In 1944 he was appointed conductor of Riga Opera, then of the Latvian Radio Orchestra (1947–1952). In 1952 he was appointed reserve conductor, and tour conductor, of the Leningrad Philharmonic behind Yevgeny Mravinsky and Kurt Sanderling.

Jansons became principal guest conductor of the Hallé Orchestra in 1965.

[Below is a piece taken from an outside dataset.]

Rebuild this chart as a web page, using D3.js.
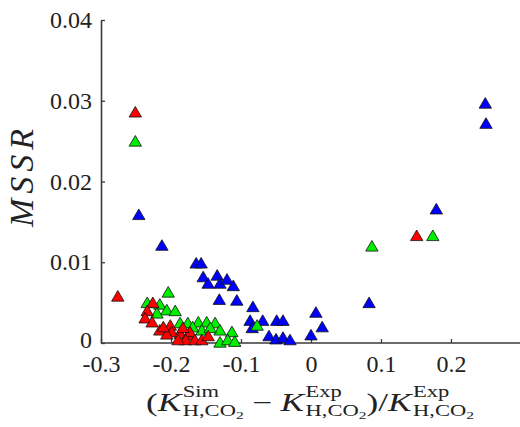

He collapsed and died from a heart attack in 1984 while conducting a concert with the Hallé in Manchester. He is buried next to Karl Eliasberg in Volkovo Cemetery, Saint Petersburg.

==Recordings==
For Melodiya
- Antonín Dvořák: Symphony No. 9 in E minor (From the New World) USSR Symphony Orchestra
- César Franck; Symphony in D minor
- Franz Liszt; Symphonic poem Tasso, Leningrad Philharmonic Orchestra
- Andrei Petrov: Poem, for strings, organ, four trumpets, and percussion Leningrad Philharmonic Orchestra
- Pyotr Tchaikovsky; Suite No. 1 and Symphony No. 3 Polish Moscow Radio Symphony Orchestra
- Manuel de Falla; El amor brujo with Irina Arkhipova.
Caprice Records, Sweden
- Hilding Rosenberg; Violin Concerto No. 2, Leon Spierer, Royal Stockholm Philharmonic Orchestra

==Radio archives==
BBC
- Dmitri Shostakovich: Symphony No. 5; Tchaikovsky's Sleeping Beauty (1971)
- Gustav Mahler: Symphony No. 5 (1984, final performance, sound archive of the British Library)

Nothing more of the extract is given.